In the first story, "The List," Toad panics when he loses his to-do list. The ever-supportive Frog is there by his side, but it may take a while to calm this worried Toad!

In the second story, "The Garden," Toad is envious of his friend Frog's garden. Though Frog warns him that a garden takes a lot of work, and a lot of patience, Toad isn't concerned. He wants a garden and he wants it NOW. Will Toad succeed in his gardening attempt?

The third story, "Cookies," is one of my FAVORITE FAVORITE FAVORITE stories of all time. Toad bakes some cookies. He even decides to share with his friend, Frog. But when they become unable to stop eating the oh-so-delicious cookies, then Frog insists that they have will power. Toad is less than enthused. Especially when he sees that Frog means to give his cookies to the birds. What will Toad do next?
"You know, Toad," said Frog, with his mouth full, "I think we should stop eating. We will soon be sick."
"You are right," said Toad. "Let us eat one last cookie, and then we will stop."
Frog and Toad ate one last cookie. There were many cookies left in the bowl.
"Frog," said Toad, "let us eat one very last cookie, and then we will stop."
Frog and Toad ate one very last cookie.
"We must stop eating!" cried Toad as he ate another.
"Yes," said Frog, reaching for a cookie, "we need will power."
"What is will power?" asked Toad.
"Will power is trying hard not to do something that you really want to do," said Frog.
"You mean like trying not to eat all of these cookies?" asked Toad.
"Right," said Frog. (32-35)
Of course, the scene just gets better and better and better!

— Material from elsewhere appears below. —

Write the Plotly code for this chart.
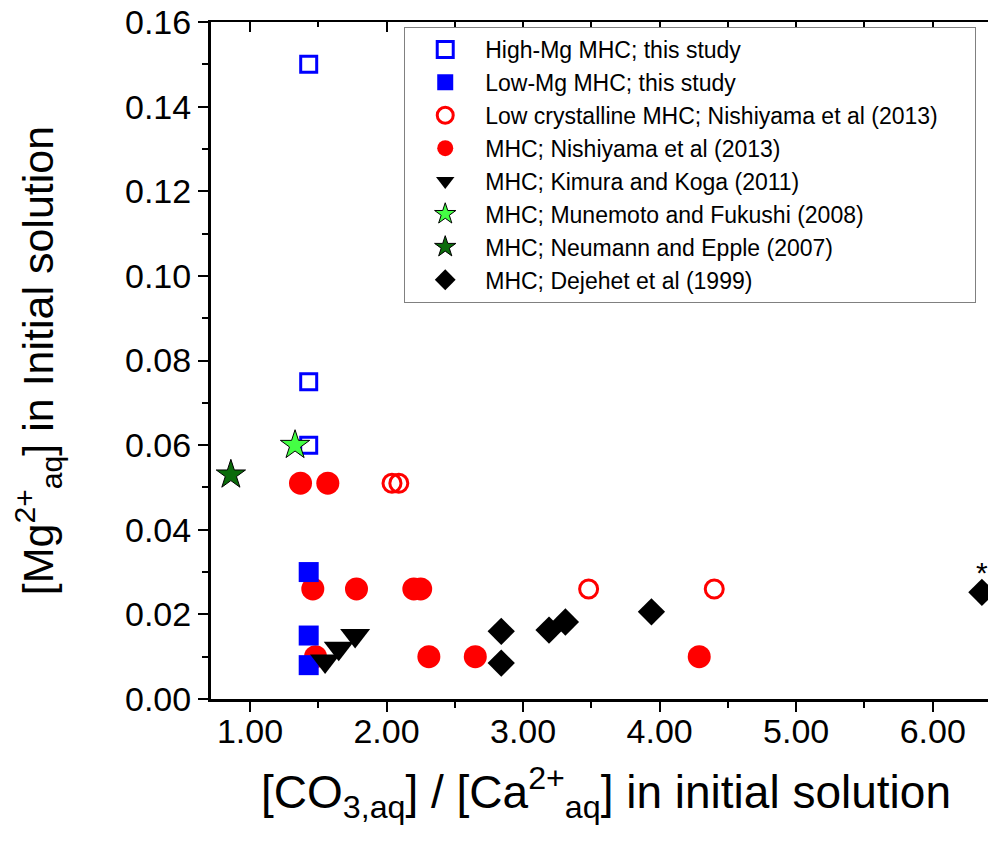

The fourth story "Dragons and Giants" doesn't thrill me. But it could be because it follows "Cookies," and it would take a LOT to top that! In this one, Frog and Toad decide to see how brave they are! They find they are very brave safe at home in the closet and in the bed.

The fifth story, "The Dream," is all about ego! Toad dreams that he is "the greatest Toad in all the world." As his greatness increases, his friend, Frog, becomes smaller and smaller and smaller until he vanishes. Toad realizes that having a good best friend like Toad would be better than being the greatest.

© 2011 Becky Laney of Young Readers

1 comment:

Katie said...

This is my first visit to your blog. I just read this book myself recently, for the first time as an adult, and I really enjoyed it. I found the dream sequence to be especially poignant. Arnold Lobel had such a great style. Great review!